» **Available data**
━━━━━━━━━━━━━━━━━━━━

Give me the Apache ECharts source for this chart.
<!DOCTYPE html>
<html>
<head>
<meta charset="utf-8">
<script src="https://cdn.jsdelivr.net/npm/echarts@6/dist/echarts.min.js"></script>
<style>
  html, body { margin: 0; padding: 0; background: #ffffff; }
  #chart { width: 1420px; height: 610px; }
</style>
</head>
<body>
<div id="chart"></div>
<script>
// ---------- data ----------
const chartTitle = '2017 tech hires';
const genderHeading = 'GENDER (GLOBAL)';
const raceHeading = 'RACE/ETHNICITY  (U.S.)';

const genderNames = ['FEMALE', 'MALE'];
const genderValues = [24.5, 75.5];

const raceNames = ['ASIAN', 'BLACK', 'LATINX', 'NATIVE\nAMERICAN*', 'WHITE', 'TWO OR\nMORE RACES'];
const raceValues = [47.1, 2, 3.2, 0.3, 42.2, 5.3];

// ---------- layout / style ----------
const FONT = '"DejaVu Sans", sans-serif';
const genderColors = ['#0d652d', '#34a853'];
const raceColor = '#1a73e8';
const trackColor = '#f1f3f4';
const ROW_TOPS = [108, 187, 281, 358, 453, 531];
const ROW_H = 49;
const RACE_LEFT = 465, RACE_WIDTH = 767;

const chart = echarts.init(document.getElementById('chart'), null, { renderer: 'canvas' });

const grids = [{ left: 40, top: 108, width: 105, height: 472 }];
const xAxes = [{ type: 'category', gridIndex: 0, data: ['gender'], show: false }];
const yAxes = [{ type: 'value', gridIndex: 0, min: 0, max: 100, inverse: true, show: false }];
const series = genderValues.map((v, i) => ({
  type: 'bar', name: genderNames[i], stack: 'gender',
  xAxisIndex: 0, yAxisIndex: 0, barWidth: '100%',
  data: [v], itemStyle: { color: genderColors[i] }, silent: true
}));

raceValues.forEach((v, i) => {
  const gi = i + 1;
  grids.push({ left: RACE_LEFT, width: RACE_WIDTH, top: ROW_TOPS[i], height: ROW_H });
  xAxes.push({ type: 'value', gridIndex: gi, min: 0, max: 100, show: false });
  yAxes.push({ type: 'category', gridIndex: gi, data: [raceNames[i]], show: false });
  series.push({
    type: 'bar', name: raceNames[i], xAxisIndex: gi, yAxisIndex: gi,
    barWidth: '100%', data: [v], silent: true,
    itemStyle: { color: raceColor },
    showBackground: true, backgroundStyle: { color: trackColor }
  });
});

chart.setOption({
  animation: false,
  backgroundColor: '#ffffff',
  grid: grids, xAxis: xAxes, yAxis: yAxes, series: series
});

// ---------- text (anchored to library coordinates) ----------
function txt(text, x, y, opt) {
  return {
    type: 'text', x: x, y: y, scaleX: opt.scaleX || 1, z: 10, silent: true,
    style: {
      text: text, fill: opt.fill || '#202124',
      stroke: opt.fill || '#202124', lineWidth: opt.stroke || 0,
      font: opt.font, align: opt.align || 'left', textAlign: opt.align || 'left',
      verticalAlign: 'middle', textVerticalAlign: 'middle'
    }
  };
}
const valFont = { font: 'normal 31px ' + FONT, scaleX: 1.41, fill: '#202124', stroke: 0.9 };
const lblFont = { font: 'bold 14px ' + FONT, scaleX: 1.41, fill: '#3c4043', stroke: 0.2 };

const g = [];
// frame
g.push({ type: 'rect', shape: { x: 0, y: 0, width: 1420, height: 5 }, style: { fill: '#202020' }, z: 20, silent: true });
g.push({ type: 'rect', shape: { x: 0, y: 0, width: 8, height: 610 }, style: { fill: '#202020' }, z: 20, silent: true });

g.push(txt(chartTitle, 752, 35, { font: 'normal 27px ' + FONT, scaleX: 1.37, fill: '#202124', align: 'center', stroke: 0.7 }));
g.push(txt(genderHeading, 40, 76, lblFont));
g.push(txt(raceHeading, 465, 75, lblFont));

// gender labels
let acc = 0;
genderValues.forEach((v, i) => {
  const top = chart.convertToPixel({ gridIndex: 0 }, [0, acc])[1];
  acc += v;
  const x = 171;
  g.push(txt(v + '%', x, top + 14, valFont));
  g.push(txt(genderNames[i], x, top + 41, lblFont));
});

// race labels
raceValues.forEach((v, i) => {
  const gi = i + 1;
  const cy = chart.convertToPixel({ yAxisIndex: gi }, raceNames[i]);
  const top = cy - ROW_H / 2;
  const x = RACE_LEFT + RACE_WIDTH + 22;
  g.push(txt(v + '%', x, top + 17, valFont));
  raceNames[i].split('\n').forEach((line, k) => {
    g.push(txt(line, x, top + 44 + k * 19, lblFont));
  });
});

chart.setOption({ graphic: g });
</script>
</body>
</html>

━━━━━━━━━━━━━━━━━━━━

» **Your goal**
Copy out the whole listing exactly; please set it all down.

» **Complete answer**
Give me the Apache ECharts source for this chart.
<!DOCTYPE html>
<html>
<head>
<meta charset="utf-8">
<script src="https://cdn.jsdelivr.net/npm/echarts@6/dist/echarts.min.js"></script>
<style>
  html, body { margin: 0; padding: 0; background: #ffffff; }
  #chart { width: 1420px; height: 610px; }
</style>
</head>
<body>
<div id="chart"></div>
<script>
// ---------- data ----------
const chartTitle = '2017 tech hires';
const genderHeading = 'GENDER (GLOBAL)';
const raceHeading = 'RACE/ETHNICITY  (U.S.)';

const genderNames = ['FEMALE', 'MALE'];
const genderValues = [24.5, 75.5];

const raceNames = ['ASIAN', 'BLACK', 'LATINX', 'NATIVE\nAMERICAN*', 'WHITE', 'TWO OR\nMORE RACES'];
const raceValues = [47.1, 2, 3.2, 0.3, 42.2, 5.3];

// ---------- layout / style ----------
const FONT = '"DejaVu Sans", sans-serif';
const genderColors = ['#0d652d', '#34a853'];
const raceColor = '#1a73e8';
const trackColor = '#f1f3f4';
const ROW_TOPS = [108, 187, 281, 358, 453, 531];
const ROW_H = 49;
const RACE_LEFT = 465, RACE_WIDTH = 767;

const chart = echarts.init(document.getElementById('chart'), null, { renderer: 'canvas' });

const grids = [{ left: 40, top: 108, width: 105, height: 472 }];
const xAxes = [{ type: 'category', gridIndex: 0, data: ['gender'], show: false }];
const yAxes = [{ type: 'value', gridIndex: 0, min: 0, max: 100, inverse: true, show: false }];
const series = genderValues.map((v, i) => ({
  type: 'bar', name: genderNames[i], stack: 'gender',
  xAxisIndex: 0, yAxisIndex: 0, barWidth: '100%',
  data: [v], itemStyle: { color: genderColors[i] }, silent: true
}));

raceValues.forEach((v, i) => {
  const gi = i + 1;
  grids.push({ left: RACE_LEFT, width: RACE_WIDTH, top: ROW_TOPS[i], height: ROW_H });
  xAxes.push({ type: 'value', gridIndex: gi, min: 0, max: 100, show: false });
  yAxes.push({ type: 'category', gridIndex: gi, data: [raceNames[i]], show: false });
  series.push({
    type: 'bar', name: raceNames[i], xAxisIndex: gi, yAxisIndex: gi,
    barWidth: '100%', data: [v], silent: true,
    itemStyle: { color: raceColor },
    showBackground: true, backgroundStyle: { color: trackColor }
  });
});

chart.setOption({
  animation: false,
  backgroundColor: '#ffffff',
  grid: grids, xAxis: xAxes, yAxis: yAxes, series: series
});

// ---------- text (anchored to library coordinates) ----------
function txt(text, x, y, opt) {
  return {
    type: 'text', x: x, y: y, scaleX: opt.scaleX || 1, z: 10, silent: true,
    style: {
      text: text, fill: opt.fill || '#202124',
      stroke: opt.fill || '#202124', lineWidth: opt.stroke || 0,
      font: opt.font, align: opt.align || 'left', textAlign: opt.align || 'left',
      verticalAlign: 'middle', textVerticalAlign: 'middle'
    }
  };
}
const valFont = { font: 'normal 31px ' + FONT, scaleX: 1.41, fill: '#202124', stroke: 0.9 };
const lblFont = { font: 'bold 14px ' + FONT, scaleX: 1.41, fill: '#3c4043', stroke: 0.2 };

const g = [];
// frame
g.push({ type: 'rect', shape: { x: 0, y: 0, width: 1420, height: 5 }, style: { fill: '#202020' }, z: 20, silent: true });
g.push({ type: 'rect', shape: { x: 0, y: 0, width: 8, height: 610 }, style: { fill: '#202020' }, z: 20, silent: true });

g.push(txt(chartTitle, 752, 35, { font: 'normal 27px ' + FONT, scaleX: 1.37, fill: '#202124', align: 'center', stroke: 0.7 }));
g.push(txt(genderHeading, 40, 76, lblFont));
g.push(txt(raceHeading, 465, 75, lblFont));

// gender labels
let acc = 0;
genderValues.forEach((v, i) => {
  const top = chart.convertToPixel({ gridIndex: 0 }, [0, acc])[1];
  acc += v;
  const x = 171;
  g.push(txt(v + '%', x, top + 14, valFont));
  g.push(txt(genderNames[i], x, top + 41, lblFont));
});

// race labels
raceValues.forEach((v, i) => {
  const gi = i + 1;
  const cy = chart.convertToPixel({ yAxisIndex: gi }, raceNames[i]);
  const top = cy - ROW_H / 2;
  const x = RACE_LEFT + RACE_WIDTH + 22;
  g.push(txt(v + '%', x, top + 17, valFont));
  raceNames[i].split('\n').forEach((line, k) => {
    g.push(txt(line, x, top + 44 + k * 19, lblFont));
  });
});

chart.setOption({ graphic: g });
</script>
</body>
</html>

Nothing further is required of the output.